__Objective__.
Leave out the pictures, and retype only the lines from the beginning of the material through the line that contains "(rmb) at (228,395)", including both.

__Stored data__.
####################
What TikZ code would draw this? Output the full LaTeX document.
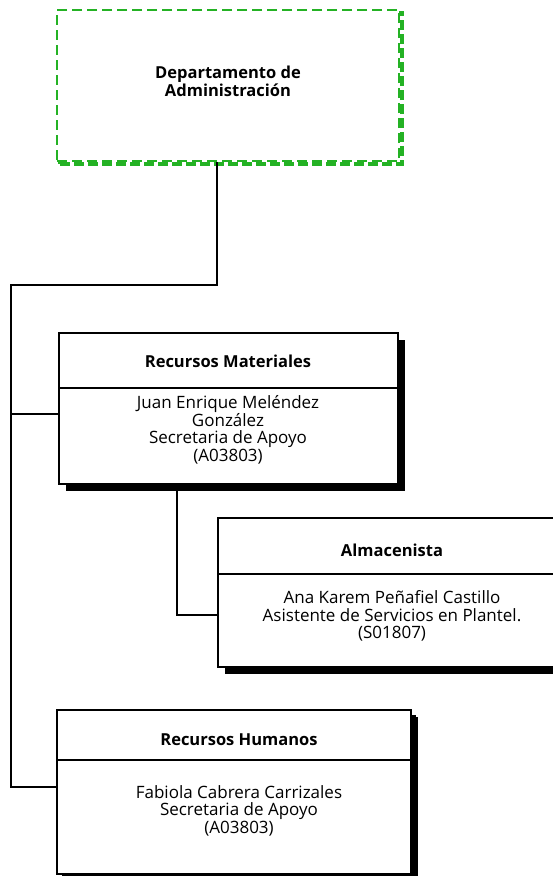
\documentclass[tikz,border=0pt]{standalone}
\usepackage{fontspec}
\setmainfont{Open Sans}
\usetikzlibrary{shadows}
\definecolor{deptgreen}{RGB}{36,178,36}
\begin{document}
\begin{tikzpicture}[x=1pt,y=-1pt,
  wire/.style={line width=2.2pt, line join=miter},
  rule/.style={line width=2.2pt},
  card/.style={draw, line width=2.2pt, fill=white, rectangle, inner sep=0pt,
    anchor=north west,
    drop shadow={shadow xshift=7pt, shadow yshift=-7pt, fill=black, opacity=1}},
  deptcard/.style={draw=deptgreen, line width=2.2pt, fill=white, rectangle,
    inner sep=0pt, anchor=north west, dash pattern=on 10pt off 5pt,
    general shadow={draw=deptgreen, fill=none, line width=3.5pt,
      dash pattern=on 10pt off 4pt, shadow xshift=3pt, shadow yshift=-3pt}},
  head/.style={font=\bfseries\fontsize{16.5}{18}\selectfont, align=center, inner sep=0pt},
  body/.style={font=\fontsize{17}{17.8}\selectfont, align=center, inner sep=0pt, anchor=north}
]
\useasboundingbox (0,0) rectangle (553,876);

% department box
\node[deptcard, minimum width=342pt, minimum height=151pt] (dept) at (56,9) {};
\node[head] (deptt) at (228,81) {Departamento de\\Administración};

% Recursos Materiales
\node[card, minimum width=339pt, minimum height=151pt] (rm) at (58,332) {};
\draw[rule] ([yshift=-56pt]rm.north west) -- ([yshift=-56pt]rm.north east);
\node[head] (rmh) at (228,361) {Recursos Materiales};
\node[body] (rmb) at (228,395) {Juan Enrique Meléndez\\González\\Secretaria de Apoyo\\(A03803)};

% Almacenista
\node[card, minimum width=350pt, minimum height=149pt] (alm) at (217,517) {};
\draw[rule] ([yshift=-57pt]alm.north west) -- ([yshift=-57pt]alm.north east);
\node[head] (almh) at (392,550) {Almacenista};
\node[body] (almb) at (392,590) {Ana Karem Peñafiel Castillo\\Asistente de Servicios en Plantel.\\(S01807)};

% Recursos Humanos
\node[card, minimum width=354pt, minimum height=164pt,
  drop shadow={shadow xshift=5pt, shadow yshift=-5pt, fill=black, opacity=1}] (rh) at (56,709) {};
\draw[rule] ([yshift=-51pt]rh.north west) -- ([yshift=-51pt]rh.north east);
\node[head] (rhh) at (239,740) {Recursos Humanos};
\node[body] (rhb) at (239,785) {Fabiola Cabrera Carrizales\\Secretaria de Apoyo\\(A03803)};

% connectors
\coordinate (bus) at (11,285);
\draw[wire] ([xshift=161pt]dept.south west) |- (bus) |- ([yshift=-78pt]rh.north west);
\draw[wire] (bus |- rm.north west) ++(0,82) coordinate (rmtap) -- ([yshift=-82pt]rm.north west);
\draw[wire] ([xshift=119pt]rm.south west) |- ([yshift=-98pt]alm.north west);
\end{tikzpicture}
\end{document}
####################
__The completed task__.
What TikZ code would draw this? Output the full LaTeX document.
\documentclass[tikz,border=0pt]{standalone}
\usepackage{fontspec}
\setmainfont{Open Sans}
\usetikzlibrary{shadows}
\definecolor{deptgreen}{RGB}{36,178,36}
\begin{document}
\begin{tikzpicture}[x=1pt,y=-1pt,
  wire/.style={line width=2.2pt, line join=miter},
  rule/.style={line width=2.2pt},
  card/.style={draw, line width=2.2pt, fill=white, rectangle, inner sep=0pt,
    anchor=north west,
    drop shadow={shadow xshift=7pt, shadow yshift=-7pt, fill=black, opacity=1}},
  deptcard/.style={draw=deptgreen, line width=2.2pt, fill=white, rectangle,
    inner sep=0pt, anchor=north west, dash pattern=on 10pt off 5pt,
    general shadow={draw=deptgreen, fill=none, line width=3.5pt,
      dash pattern=on 10pt off 4pt, shadow xshift=3pt, shadow yshift=-3pt}},
  head/.style={font=\bfseries\fontsize{16.5}{18}\selectfont, align=center, inner sep=0pt},
  body/.style={font=\fontsize{17}{17.8}\selectfont, align=center, inner sep=0pt, anchor=north}
]
\useasboundingbox (0,0) rectangle (553,876);

% department box
\node[deptcard, minimum width=342pt, minimum height=151pt] (dept) at (56,9) {};
\node[head] (deptt) at (228,81) {Departamento de\\Administración};

% Recursos Materiales
\node[card, minimum width=339pt, minimum height=151pt] (rm) at (58,332) {};
\draw[rule] ([yshift=-56pt]rm.north west) -- ([yshift=-56pt]rm.north east);
\node[head] (rmh) at (228,361) {Recursos Materiales};
\node[body] (rmb) at (228,395) {Juan Enrique Meléndez\\González\\Secretaria de Apoyo\\(A03803)};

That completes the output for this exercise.